Islamic State claimed responsibility for a terrorist attack that killed at least 13 people and left dozens injured in central Barcelona on Thursday.
Islamic State-affiliated Amaq news agency said that the militant group’s “soldiers” were behind the attack in Barcelona’s popular Las Ramblas area, were a van crashed through crowds of people on one of Barcelona’s busiest thoroughfares.
Two suspects have been arrested, Catalonian President Carles Puigdemont said, adding that at least 12 people have died and about 80 were injured.
Albert Zeitler, a German witness at the scene, told dpa by phone that it felt like a “war zone” near the area’s Museum of Contemporary Art, where he was at the time.
“Police with machine guns and weapons were running at me. Everyone fled into the shops,” he said.
“I’ve never experienced anything like it.”
El Mundo interviewed witness Erminia Mata, who spoke of “a lot of people lying on the ground, covered with blood.”
Spanish media earlier released video footage of the scene showing motionless bloodied bodies strewn across the street.
Europe has been hit by a series of terrorist attacks using vehicles in the last two years including deadly incidents in Nice, Berlin and two in London.
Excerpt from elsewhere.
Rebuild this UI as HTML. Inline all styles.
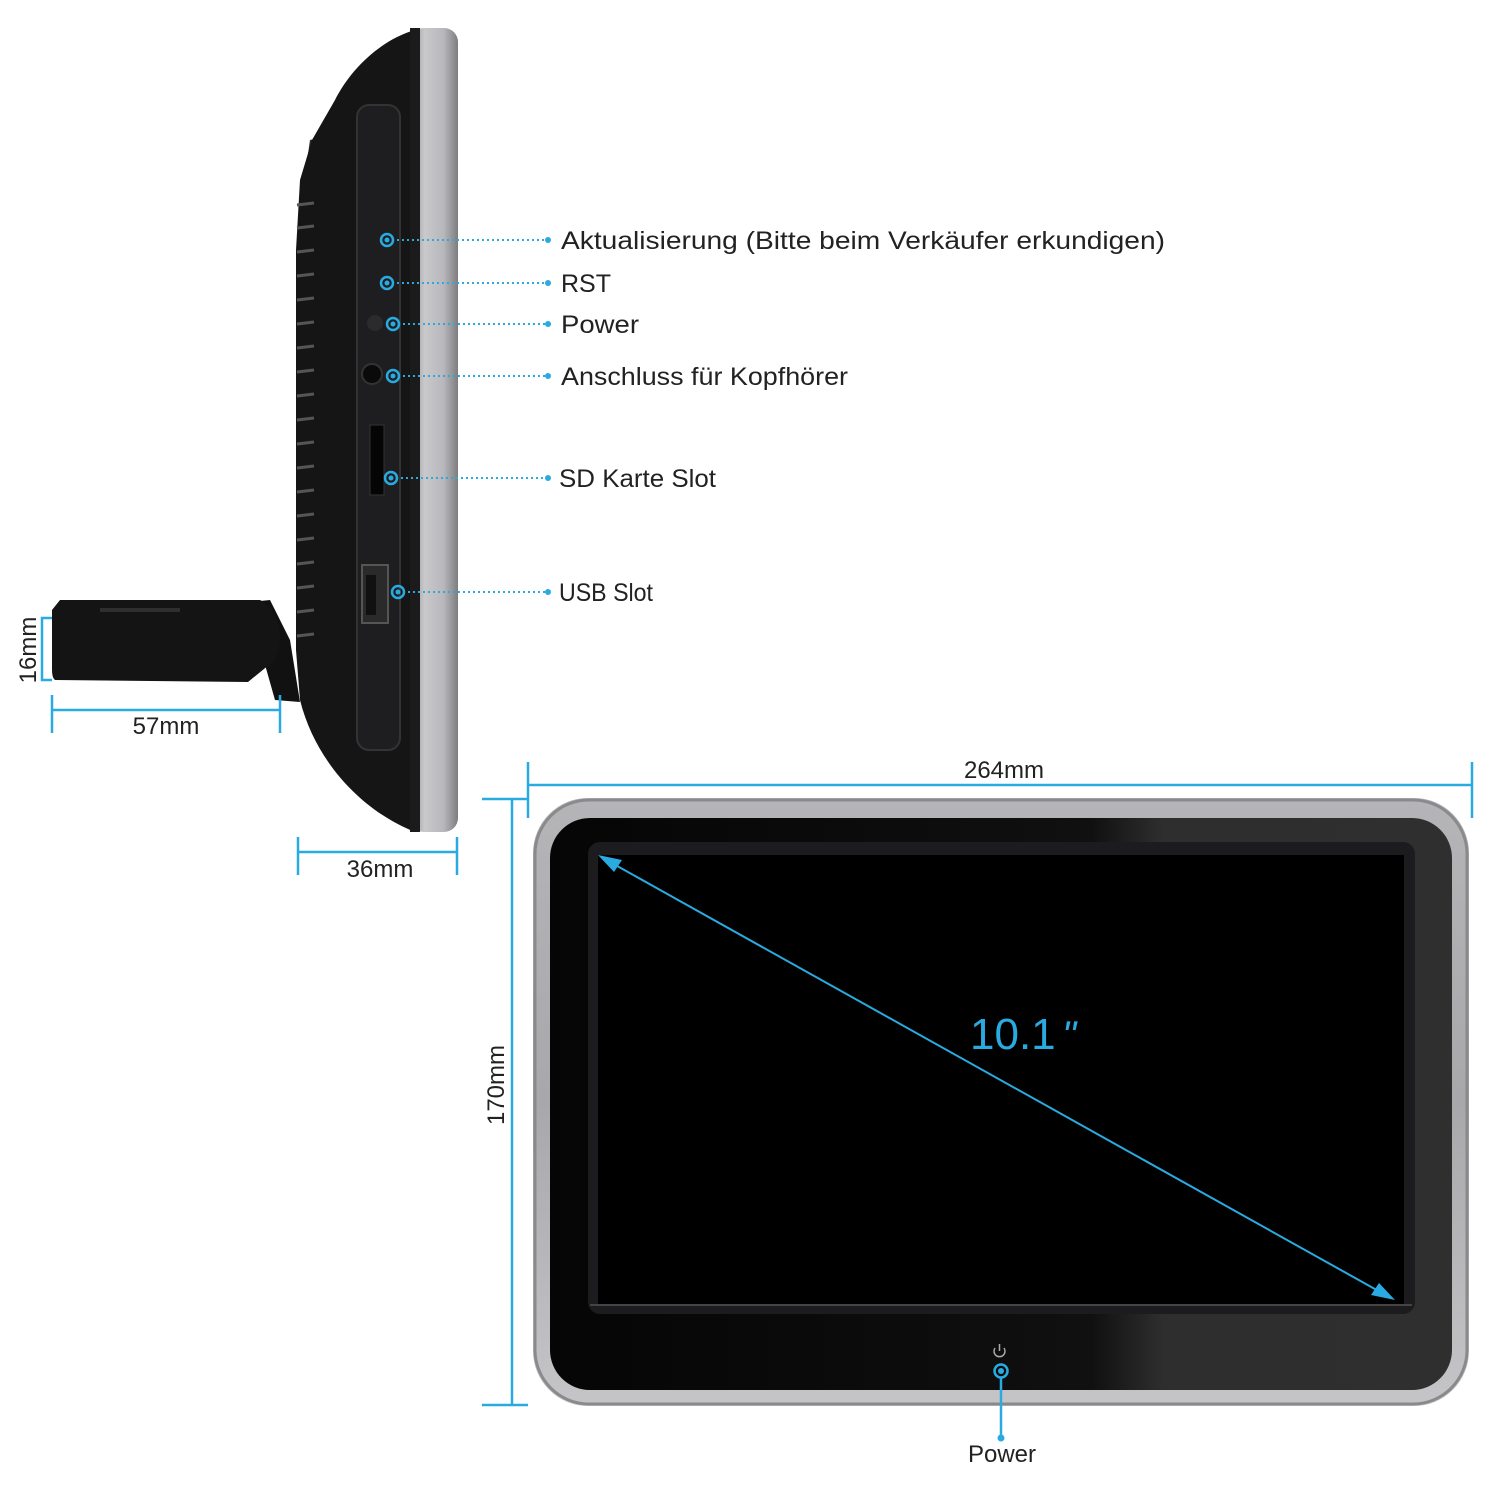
<!DOCTYPE html>
<html><head><meta charset="utf-8"><style>
html,body{margin:0;padding:0;background:#fff;}
svg{display:block;}
text{font-family:"Liberation Sans",sans-serif;fill:#222;}
</style></head><body>
<svg width="1500" height="1500" viewBox="0 0 1500 1500" xmlns="http://www.w3.org/2000/svg">
<defs>
<linearGradient id="silv" x1="0" x2="1" y1="0" y2="0">
<stop offset="0" stop-color="#8a8a8e"/><stop offset="0.3" stop-color="#c9c9cc"/><stop offset="0.7" stop-color="#b8b8bc"/><stop offset="1" stop-color="#7d7d80"/>
</linearGradient>
<linearGradient id="silv2" x1="0" x2="0" y1="0" y2="1">
<stop offset="0" stop-color="#b5b5b8"/><stop offset="0.5" stop-color="#a8a8ab"/><stop offset="1" stop-color="#c5c5c8"/>
</linearGradient>
<linearGradient id="bez" x1="0" x2="1" y1="0" y2="0">
<stop offset="0" stop-color="#050505"/><stop offset="0.6" stop-color="#101010"/><stop offset="0.68" stop-color="#2e2e2e"/><stop offset="1" stop-color="#2f2f2f"/>
</linearGradient>
</defs>

<!-- side view -->
<path d="M310 140 L330 135 L338 150 L305 175 Z" fill="#2a2a2c"/>
<path d="M415 30 C380 40 350 70 335 100 L312 140 L300 180 L296 250 L296 650 L300 700 C315 760 360 810 415 832 Z" fill="#151516"/>
<rect x="410" y="28" width="48" height="804" rx="14" fill="url(#silv)"/>
<rect x="410" y="28" width="10" height="804" fill="#1b1b1c"/>
<rect x="357" y="105" width="43" height="645" rx="12" fill="#1e1e20" stroke="#333" stroke-width="2"/>
<g stroke="#555" stroke-width="3">
<line x1="297" y1="205" x2="314" y2="203"/><line x1="297" y1="228" x2="314" y2="226"/><line x1="297" y1="252" x2="314" y2="250"/><line x1="297" y1="276" x2="314" y2="274"/><line x1="297" y1="300" x2="314" y2="298"/><line x1="297" y1="324" x2="314" y2="322"/><line x1="297" y1="348" x2="314" y2="346"/><line x1="297" y1="372" x2="314" y2="370"/><line x1="297" y1="396" x2="314" y2="394"/><line x1="297" y1="420" x2="314" y2="418"/><line x1="297" y1="444" x2="314" y2="442"/><line x1="297" y1="468" x2="314" y2="466"/><line x1="297" y1="492" x2="314" y2="490"/><line x1="297" y1="516" x2="314" y2="514"/><line x1="297" y1="540" x2="314" y2="538"/><line x1="297" y1="564" x2="314" y2="562"/><line x1="297" y1="588" x2="314" y2="586"/><line x1="297" y1="612" x2="314" y2="610"/><line x1="297" y1="636" x2="314" y2="634"/>
</g>
<circle cx="375" cy="323" r="8" fill="#2b2b2b"/>
<circle cx="372" cy="374" r="10" fill="#0a0a0a" stroke="#333" stroke-width="2"/>
<rect x="370" y="425" width="14" height="70" fill="#050505" stroke="#333"/>
<rect x="362" y="565" width="26" height="58" fill="#2a2a2a" stroke="#555" stroke-width="2"/>
<rect x="366" y="575" width="10" height="40" fill="#111"/>
<!-- stand -->
<path d="M290 640 L270 600 L250 602 L258 640 L275 700 L300 702 Z" fill="#111"/>
<path d="M60 600 L260 600 C280 610 285 640 275 660 L248 682 L55 680 Q52 678 52 670 L52 610 Z" fill="#141414"/>
<rect x="100" y="608" width="80" height="4" fill="#2e2e2e"/>

<!-- dims side -->
<g stroke="#29abe2" stroke-width="2.5" fill="none">
<path d="M52 618 L42 618 L42 680 L52 680"/>
<line x1="52" y1="695" x2="52" y2="733"/><line x1="280" y1="695" x2="280" y2="733"/><line x1="52" y1="710" x2="280" y2="710"/>
<line x1="298" y1="837" x2="298" y2="875"/><line x1="457" y1="837" x2="457" y2="875"/><line x1="298" y1="852" x2="457" y2="852"/>
</g>
<text x="36" y="650" font-size="24" transform="rotate(-90 36 650)" text-anchor="middle" fill="#333">16mm</text>
<text x="166" y="734" font-size="24" text-anchor="middle" fill="#333">57mm</text>
<text x="380" y="877" font-size="24" text-anchor="middle" fill="#333">36mm</text>

<!-- callouts -->
<g stroke="#29abe2" stroke-width="2" stroke-dasharray="2 3">
<line x1="392" y1="240" x2="548" y2="240"/><line x1="392" y1="283" x2="548" y2="283"/><line x1="398" y1="324" x2="548" y2="324"/><line x1="398" y1="376" x2="548" y2="376"/><line x1="396" y1="478" x2="548" y2="478"/><line x1="403" y1="592" x2="548" y2="592"/>
</g>
<g fill="none" stroke="#29abe2" stroke-width="2.5">
<circle cx="387" cy="240" r="6"/><circle cx="387" cy="283" r="6"/><circle cx="393" cy="324" r="6"/><circle cx="393" cy="376" r="6"/><circle cx="391" cy="478" r="6"/><circle cx="398" cy="592" r="6"/>
</g>
<g fill="#29abe2">
<circle cx="387" cy="240" r="2.5"/><circle cx="387" cy="283" r="2.5"/><circle cx="393" cy="324" r="2.5"/><circle cx="393" cy="376" r="2.5"/><circle cx="391" cy="478" r="2.5"/><circle cx="398" cy="592" r="2.5"/>
<circle cx="548" cy="240" r="3"/><circle cx="548" cy="283" r="3"/><circle cx="548" cy="324" r="3"/><circle cx="548" cy="376" r="3"/><circle cx="548" cy="478" r="3"/><circle cx="548" cy="592" r="3"/>
</g>
<text x="561" y="249" font-size="25" textLength="604" lengthAdjust="spacingAndGlyphs">Aktualisierung (Bitte beim Verkäufer erkundigen)</text>
<text x="561" y="292" font-size="25">RST</text>
<text x="561" y="333" font-size="25" textLength="78" lengthAdjust="spacingAndGlyphs">Power</text>
<text x="561" y="385" font-size="25" textLength="287" lengthAdjust="spacingAndGlyphs">Anschluss für Kopfhörer</text>
<text x="559" y="487" font-size="25" textLength="157" lengthAdjust="spacingAndGlyphs">SD Karte Slot</text>
<text x="559" y="601" font-size="25" textLength="94" lengthAdjust="spacingAndGlyphs">USB Slot</text>

<!-- front view -->
<rect x="533" y="798" width="936" height="608" rx="55" fill="url(#silv2)"/>
<rect x="535" y="800" width="932" height="604" rx="54" fill="none" stroke="#8a8a8d" stroke-width="3"/>
<rect x="550" y="818" width="902" height="572" rx="40" fill="url(#bez)"/>
<rect x="588" y="842" width="827" height="472" rx="12" fill="#1c1c1e"/>
<rect x="598" y="855" width="806" height="450" fill="#000"/>
<line x1="590" y1="1305" x2="1412" y2="1305" stroke="#444" stroke-width="2"/>

<g stroke="#29abe2" stroke-width="2.5">
<line x1="528" y1="762" x2="528" y2="818"/><line x1="1472" y1="762" x2="1472" y2="818"/><line x1="528" y1="785" x2="1472" y2="785"/>
<line x1="482" y1="799" x2="528" y2="799"/><line x1="482" y1="1405" x2="528" y2="1405"/><line x1="512" y1="799" x2="512" y2="1405"/>
<line x1="610" y1="862" x2="1382" y2="1293" stroke-width="2"/>
</g>
<polygon points="598,855 622,860 614,872" fill="#29abe2"/>
<polygon points="1395,1300 1371,1295 1379,1283" fill="#29abe2"/>
<text x="1004" y="778" font-size="24" text-anchor="middle" fill="#333">264mm</text>
<text x="504" y="1085" font-size="24" text-anchor="middle" fill="#333" transform="rotate(-90 504 1085)">170mm</text>
<text x="970" y="1049" font-size="44" style="fill:#29abe2">10.1</text>
<text x="1062" y="1049" font-size="40" font-style="italic" style="fill:#29abe2">"</text>

<!-- power -->
<path d="M995 1348 A5.5 5.5 0 1 0 1004 1348" fill="none" stroke="#aaa" stroke-width="1.5"/>
<line x1="999.5" y1="1344" x2="999.5" y2="1351" stroke="#aaa" stroke-width="1.5"/>
<circle cx="1001" cy="1371" r="6.5" fill="none" stroke="#29abe2" stroke-width="2.5"/>
<circle cx="1001" cy="1371" r="3" fill="#29abe2"/>
<line x1="1001" y1="1377" x2="1001" y2="1438" stroke="#29abe2" stroke-width="2.5"/>
<circle cx="1001" cy="1438" r="3.5" fill="#29abe2"/>
<text x="1002" y="1462" font-size="24" text-anchor="middle" fill="#333">Power</text>
</svg>
</body></html>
Videos on social media showed a van traveling with its side door wide open at high speed down a pedestrian area.
A police spokesman told dpa they are not exactly certain what happened. There were reports two vans may have been involved and that one had been recovered in a separate town, but police did not confirm this.
Spanish Prime Minister Mariano Rajoy tweeted: “In contact with all the administrations. Priority: to attend to the injured in Las Ramblas and make the work of the security forces easier.”
Newspaper El Pais reported that Rajoy is cutting his vacation short and is going to Barcelona.
El Pais, citing police, said a Spanish passport was found inside the vehicle that hit the crowd. The paper reported that police say they are looking for a man 5 feet 6 inches tall, wearing a white shirt with blue stripes.
Stores on the street shuttered their windows in the wake of the incident while police were looking for the driver of the van, according to local broadcasters.
Other reports stated that most public transportation in the area had been shut down and that authorities were calling for blood donations.
Spain’s worst terrorist attack was in March 2004 when 191 people were killed by bombs planted by Islamists on commuter trains in Madrid.